Fast forward to today, our daughter is 17 heading to college in the fall, we are supposed to celebrate our 15 yr anniversary this year. We also have a son who is 13. We have had good times and bad, as any marriage, and for the past few years we have drifted apart, seeming like we are more roommates that spouses. With the economy ups and downs financially we had some hard times, but are currently on the upswing. We have money in the bank, own our home which has equity, and own 2 upside down rental properties.

During the drifting apart, some major events have included a loss of job, my brother’s death, and a few more less impacting events.

We sat down on talked a couple of weeks ago, at my request to talk about “us”, where we were heading, what we want, what has happened in our lives. She brought up how she has been feeling the same and thinks we should possibly separate. She states she needs time to find out what makes her happy, and that we are no longer “in love” and she doesn’t know if we were ever “in love”. She says she still “loves me” and is “concerned about the kids” especially the youngest who is going to have to live through whatever happens. He will not be away at school like my daughter.

This happened the week after she had been in Disney World with the neighbors and kids. It turns out a friend of ours from high school lives there, and they went out.. She met a “friend” and have been texting and speaking on the phone for the past 3 weeks, multiple times a day.

I was calm and collected and asked her about the phone number and name. Again she says it is “safe” and he is just a person that was easy to talk to, there is nothing there, since he is 1000 miles away.

She had to go back to work, and we are going to get together to talk again this afternoon, but during that time I called the “friend”, and spoke to him. He didn’t answer my call at first and I think he called her before returning it. We spoke and he assured me nothing happened, and that he just thought of her as a friend, and they are able to just talk. He was aware of our current issues, and apologized if he caused any of it.

Couple of questions..

Are we doomed? I have to say that I do still love my wife, can I answer the question if we are “in love”, I don’t know. I have always pictured us growing old together. In fact our wedding song was “Grow Old with Me” (never thought about that, until now)
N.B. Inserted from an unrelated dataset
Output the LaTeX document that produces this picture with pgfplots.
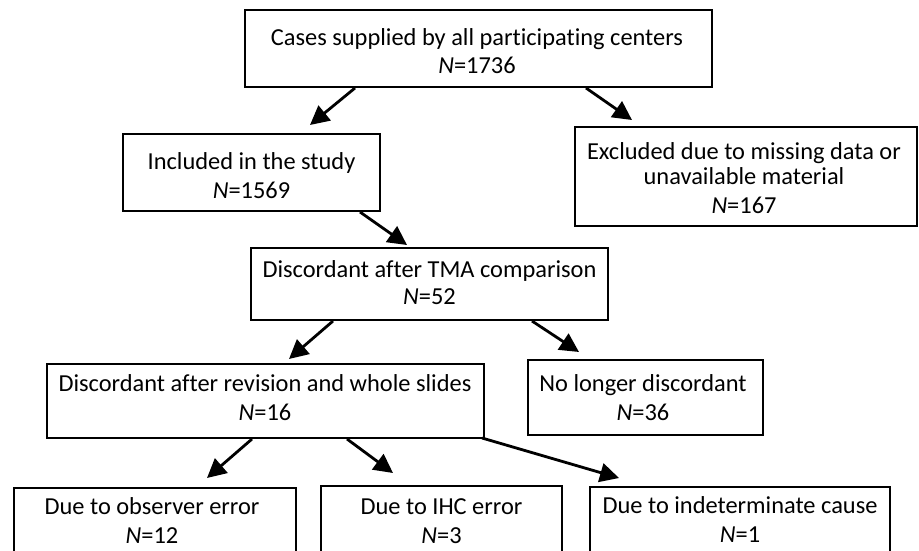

Has anyone been in the same type of situation and it worked out? 

Do I just let her leave in the separation? I am not convinced of old saying of “separation makes the heart grow fonder”

Did I screw up by calling the “friend”?

While we do have our issues, does counseling work in this type situation? We obviously and both acknowledge that we have friendship and love each other, but can we re-kindle a spark?


----------



## ParachuteOn (Apr 20, 2012)

Hi stam...

You might get more feedback regarding your questions if you post in the Coping With Infidelity section of the forums. They get these questions all day, everyday. 

Post your story there


----------



## Halien (Feb 20, 2011)

I agree with ParachuteOn that you'll get much more feedback in the Coping with Infidelity section. Some people approach this with the intent on divorcing, and others lean toward reconciling. You'll find that people will support you either way.

Personally, given your situation I think that the call to the "friend" was appropriate, and might lead the guy to backpedal. Most in the CWI section seem to lean towards gathering more data. 

You can PM one of the mods asking to move this thread there (Coping with Infidelity) if you prefer.


----------



## stamtaja (Apr 24, 2012)

Thank you - I will post it over there. I appreciate the help


----------